┌─ GIVEN DATA

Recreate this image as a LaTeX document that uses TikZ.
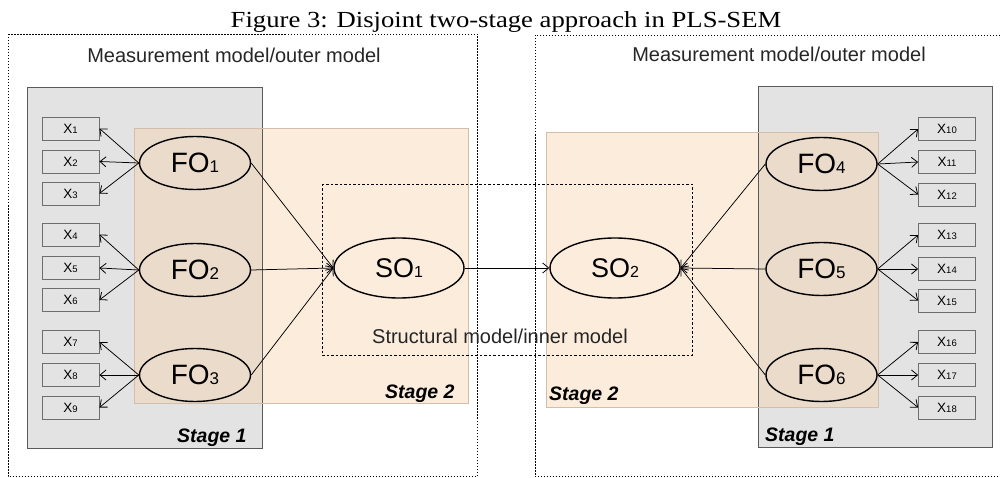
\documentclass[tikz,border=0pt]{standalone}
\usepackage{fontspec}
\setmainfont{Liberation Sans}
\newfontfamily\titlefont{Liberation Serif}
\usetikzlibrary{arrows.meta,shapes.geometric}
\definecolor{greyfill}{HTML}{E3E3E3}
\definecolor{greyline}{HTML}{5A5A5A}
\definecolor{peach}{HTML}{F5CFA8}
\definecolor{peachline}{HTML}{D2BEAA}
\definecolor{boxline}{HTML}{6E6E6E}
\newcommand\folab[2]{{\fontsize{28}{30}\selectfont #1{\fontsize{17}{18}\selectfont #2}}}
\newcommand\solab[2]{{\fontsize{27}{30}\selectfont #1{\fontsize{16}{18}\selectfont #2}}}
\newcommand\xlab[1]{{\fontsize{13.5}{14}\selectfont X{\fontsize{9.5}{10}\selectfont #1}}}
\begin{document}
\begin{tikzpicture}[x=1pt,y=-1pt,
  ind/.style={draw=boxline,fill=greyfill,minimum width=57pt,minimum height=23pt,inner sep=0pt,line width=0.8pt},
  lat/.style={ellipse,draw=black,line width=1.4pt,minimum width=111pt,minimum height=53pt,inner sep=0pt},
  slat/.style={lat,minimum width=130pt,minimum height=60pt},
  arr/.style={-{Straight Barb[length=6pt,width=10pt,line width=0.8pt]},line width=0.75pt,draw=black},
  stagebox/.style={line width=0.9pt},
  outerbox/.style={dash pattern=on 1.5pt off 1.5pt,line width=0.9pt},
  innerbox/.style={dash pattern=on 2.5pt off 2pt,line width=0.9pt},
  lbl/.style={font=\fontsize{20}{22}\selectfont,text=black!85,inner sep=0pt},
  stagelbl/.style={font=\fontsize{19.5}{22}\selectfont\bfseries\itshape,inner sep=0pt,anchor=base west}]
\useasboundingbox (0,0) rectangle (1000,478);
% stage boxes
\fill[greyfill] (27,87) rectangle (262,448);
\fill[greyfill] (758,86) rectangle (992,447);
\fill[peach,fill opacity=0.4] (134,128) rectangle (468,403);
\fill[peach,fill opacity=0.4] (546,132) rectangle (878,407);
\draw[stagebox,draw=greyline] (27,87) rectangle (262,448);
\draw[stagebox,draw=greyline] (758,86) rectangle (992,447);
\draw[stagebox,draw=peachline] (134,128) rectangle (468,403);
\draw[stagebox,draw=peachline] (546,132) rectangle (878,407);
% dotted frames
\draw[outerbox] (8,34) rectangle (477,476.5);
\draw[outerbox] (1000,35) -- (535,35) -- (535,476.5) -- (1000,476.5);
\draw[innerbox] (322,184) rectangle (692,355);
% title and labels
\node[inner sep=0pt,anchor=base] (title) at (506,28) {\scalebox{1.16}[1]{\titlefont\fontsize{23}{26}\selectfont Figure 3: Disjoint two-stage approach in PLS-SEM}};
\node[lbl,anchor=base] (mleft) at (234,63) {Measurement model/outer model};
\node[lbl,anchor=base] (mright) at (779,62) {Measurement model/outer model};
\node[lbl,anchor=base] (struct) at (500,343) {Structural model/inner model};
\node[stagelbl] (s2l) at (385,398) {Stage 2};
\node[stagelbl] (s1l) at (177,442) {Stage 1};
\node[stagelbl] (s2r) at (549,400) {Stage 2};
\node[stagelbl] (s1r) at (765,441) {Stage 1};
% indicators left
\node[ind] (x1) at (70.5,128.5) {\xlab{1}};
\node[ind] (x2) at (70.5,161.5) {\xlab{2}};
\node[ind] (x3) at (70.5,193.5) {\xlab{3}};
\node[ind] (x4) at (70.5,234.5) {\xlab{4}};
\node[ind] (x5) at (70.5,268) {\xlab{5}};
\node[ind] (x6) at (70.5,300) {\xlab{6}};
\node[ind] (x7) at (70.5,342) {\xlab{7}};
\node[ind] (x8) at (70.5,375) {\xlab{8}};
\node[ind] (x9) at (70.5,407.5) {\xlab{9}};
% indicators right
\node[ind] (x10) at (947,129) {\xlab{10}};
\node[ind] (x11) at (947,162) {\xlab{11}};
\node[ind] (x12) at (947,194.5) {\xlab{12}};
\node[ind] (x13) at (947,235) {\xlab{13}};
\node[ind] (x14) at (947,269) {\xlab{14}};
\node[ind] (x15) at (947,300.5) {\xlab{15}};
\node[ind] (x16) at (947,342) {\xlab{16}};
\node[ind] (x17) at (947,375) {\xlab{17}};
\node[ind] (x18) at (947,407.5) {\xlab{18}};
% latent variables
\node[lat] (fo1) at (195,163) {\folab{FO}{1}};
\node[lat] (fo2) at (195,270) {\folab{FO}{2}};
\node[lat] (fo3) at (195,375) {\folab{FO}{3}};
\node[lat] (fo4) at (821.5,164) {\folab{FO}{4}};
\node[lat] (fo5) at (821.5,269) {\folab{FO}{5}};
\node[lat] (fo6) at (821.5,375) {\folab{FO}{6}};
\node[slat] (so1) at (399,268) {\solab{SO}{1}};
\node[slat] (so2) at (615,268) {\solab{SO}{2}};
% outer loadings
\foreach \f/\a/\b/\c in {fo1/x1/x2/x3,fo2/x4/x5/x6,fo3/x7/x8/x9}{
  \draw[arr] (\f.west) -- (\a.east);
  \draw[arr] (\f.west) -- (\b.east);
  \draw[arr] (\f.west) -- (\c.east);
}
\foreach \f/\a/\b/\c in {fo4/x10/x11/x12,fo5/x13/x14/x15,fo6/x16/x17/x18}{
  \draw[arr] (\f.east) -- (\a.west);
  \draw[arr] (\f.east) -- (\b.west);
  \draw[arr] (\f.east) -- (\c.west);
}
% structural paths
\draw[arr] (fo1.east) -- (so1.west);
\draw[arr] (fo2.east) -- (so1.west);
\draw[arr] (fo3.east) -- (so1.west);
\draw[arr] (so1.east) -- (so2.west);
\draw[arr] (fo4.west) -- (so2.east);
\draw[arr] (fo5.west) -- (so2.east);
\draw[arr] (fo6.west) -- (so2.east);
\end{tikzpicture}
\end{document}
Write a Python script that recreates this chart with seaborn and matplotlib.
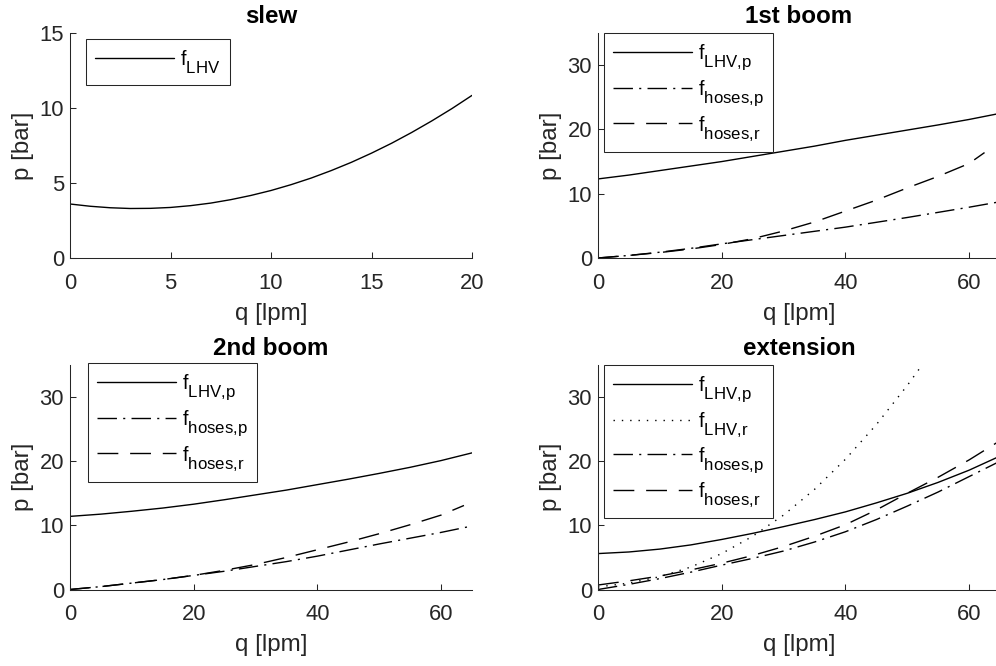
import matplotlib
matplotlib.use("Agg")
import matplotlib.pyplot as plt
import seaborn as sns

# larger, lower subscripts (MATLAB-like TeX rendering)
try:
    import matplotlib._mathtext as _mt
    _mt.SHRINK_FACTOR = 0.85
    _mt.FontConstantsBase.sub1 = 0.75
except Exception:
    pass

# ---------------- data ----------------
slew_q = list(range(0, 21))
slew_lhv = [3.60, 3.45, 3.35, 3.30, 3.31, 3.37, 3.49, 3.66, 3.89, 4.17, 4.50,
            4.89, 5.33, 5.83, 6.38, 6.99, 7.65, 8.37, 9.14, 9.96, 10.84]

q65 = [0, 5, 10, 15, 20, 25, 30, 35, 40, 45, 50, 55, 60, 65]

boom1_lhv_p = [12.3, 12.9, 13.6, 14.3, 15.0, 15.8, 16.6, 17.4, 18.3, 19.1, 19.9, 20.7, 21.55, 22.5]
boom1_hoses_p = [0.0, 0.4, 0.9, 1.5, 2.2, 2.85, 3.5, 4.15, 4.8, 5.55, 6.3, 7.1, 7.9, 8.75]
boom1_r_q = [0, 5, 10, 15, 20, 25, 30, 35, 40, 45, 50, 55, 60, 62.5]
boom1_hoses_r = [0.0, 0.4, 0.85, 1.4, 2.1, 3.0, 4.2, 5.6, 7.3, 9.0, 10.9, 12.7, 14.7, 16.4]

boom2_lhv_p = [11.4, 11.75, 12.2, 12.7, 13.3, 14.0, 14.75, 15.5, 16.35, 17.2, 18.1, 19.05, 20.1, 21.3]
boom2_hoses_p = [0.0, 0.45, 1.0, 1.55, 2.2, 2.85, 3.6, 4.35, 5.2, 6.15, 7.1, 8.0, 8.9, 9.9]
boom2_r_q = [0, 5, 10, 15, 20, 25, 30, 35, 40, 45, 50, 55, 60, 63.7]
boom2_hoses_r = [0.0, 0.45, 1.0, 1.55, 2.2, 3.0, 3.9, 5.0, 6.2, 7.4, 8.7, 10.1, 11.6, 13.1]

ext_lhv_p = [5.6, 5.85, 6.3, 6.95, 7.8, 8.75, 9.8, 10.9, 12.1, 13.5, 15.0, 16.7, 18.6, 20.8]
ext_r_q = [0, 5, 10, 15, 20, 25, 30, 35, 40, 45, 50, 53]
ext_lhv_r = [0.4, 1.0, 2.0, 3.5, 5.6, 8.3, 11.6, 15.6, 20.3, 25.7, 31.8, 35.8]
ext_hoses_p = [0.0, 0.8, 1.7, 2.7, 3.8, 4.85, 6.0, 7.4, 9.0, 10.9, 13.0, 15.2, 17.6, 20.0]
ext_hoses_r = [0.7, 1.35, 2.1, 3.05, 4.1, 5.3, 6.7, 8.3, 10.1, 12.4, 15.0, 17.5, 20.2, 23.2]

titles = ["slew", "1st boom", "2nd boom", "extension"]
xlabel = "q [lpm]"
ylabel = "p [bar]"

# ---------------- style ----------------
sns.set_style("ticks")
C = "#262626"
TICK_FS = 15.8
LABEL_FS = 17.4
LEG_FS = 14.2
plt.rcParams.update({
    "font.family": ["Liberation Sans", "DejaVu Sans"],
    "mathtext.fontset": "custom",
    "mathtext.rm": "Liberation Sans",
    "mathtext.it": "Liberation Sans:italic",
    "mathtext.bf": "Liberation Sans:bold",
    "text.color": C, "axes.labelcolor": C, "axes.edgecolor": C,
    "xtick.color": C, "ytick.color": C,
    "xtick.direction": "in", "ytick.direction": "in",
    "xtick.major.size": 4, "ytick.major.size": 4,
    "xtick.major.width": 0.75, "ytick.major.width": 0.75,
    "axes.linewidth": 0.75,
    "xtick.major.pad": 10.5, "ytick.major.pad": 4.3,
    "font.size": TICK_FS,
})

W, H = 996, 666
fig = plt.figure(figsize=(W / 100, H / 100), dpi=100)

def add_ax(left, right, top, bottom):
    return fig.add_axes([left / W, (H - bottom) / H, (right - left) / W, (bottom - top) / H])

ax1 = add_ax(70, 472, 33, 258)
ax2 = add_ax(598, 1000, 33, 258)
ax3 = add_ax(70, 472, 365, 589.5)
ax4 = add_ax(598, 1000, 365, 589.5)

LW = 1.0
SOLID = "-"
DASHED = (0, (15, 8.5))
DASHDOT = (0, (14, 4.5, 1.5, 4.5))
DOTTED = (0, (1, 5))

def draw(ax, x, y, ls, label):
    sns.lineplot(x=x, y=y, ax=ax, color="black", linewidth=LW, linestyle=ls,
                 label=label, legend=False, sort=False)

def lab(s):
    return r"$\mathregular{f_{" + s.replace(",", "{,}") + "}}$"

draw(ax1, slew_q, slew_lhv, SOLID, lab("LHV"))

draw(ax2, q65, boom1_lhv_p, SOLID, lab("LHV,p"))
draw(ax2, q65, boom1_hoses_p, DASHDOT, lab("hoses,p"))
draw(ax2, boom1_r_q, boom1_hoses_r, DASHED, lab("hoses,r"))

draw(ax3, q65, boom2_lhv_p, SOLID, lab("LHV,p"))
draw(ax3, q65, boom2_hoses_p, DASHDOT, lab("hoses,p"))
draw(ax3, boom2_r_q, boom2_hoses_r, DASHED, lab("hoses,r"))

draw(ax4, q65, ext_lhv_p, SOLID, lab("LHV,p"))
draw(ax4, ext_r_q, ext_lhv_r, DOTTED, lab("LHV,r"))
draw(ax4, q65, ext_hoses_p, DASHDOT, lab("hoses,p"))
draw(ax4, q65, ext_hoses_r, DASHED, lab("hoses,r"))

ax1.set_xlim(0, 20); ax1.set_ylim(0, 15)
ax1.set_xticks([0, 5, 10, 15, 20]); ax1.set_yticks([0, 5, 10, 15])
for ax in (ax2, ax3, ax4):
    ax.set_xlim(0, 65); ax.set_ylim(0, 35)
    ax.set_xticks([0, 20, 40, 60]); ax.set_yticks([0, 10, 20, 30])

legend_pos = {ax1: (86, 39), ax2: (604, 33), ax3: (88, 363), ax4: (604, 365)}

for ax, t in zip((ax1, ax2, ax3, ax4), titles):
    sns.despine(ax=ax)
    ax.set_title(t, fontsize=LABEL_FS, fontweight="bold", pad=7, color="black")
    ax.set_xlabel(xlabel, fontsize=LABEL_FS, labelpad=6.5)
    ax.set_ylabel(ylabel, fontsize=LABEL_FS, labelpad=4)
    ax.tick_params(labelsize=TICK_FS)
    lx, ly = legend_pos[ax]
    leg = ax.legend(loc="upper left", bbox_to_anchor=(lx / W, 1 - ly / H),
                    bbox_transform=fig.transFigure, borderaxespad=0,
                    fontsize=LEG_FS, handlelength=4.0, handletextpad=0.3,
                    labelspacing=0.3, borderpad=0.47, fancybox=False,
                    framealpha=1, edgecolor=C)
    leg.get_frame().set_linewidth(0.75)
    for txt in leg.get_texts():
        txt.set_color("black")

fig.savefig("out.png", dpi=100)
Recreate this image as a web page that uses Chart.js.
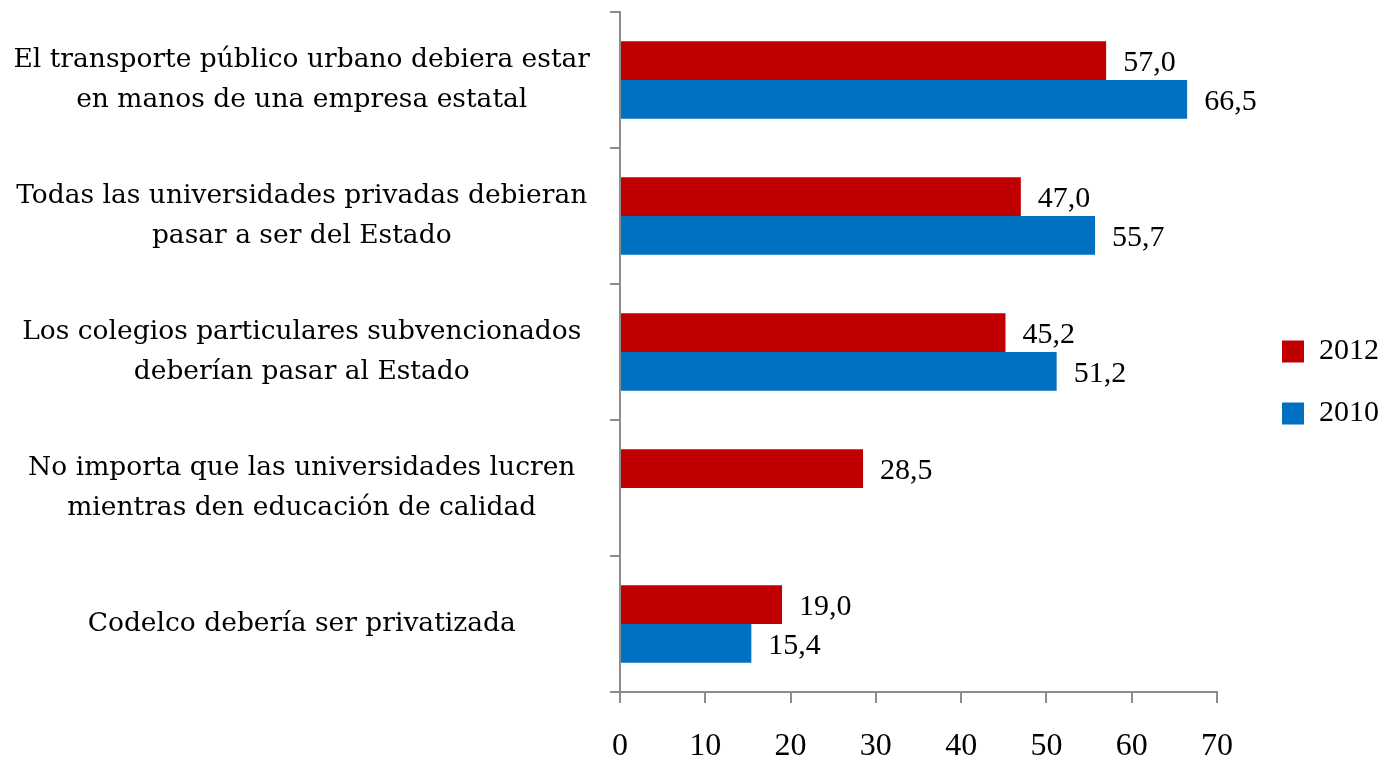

└─

§ **SET EXERCISE**: Extract the part of the records that opens with the line containing "Write a Python" and closes with the line containing "55, 60, 65]". Take only those lines, exactly, and no pictures.

§ **TASK RESULT**:
Write a Python script that recreates this chart with seaborn and matplotlib.
import matplotlib
matplotlib.use("Agg")
import matplotlib.pyplot as plt
import seaborn as sns

# larger, lower subscripts (MATLAB-like TeX rendering)
try:
    import matplotlib._mathtext as _mt
    _mt.SHRINK_FACTOR = 0.85
    _mt.FontConstantsBase.sub1 = 0.75
except Exception:
    pass

# ---------------- data ----------------
slew_q = list(range(0, 21))
slew_lhv = [3.60, 3.45, 3.35, 3.30, 3.31, 3.37, 3.49, 3.66, 3.89, 4.17, 4.50,
            4.89, 5.33, 5.83, 6.38, 6.99, 7.65, 8.37, 9.14, 9.96, 10.84]

q65 = [0, 5, 10, 15, 20, 25, 30, 35, 40, 45, 50, 55, 60, 65]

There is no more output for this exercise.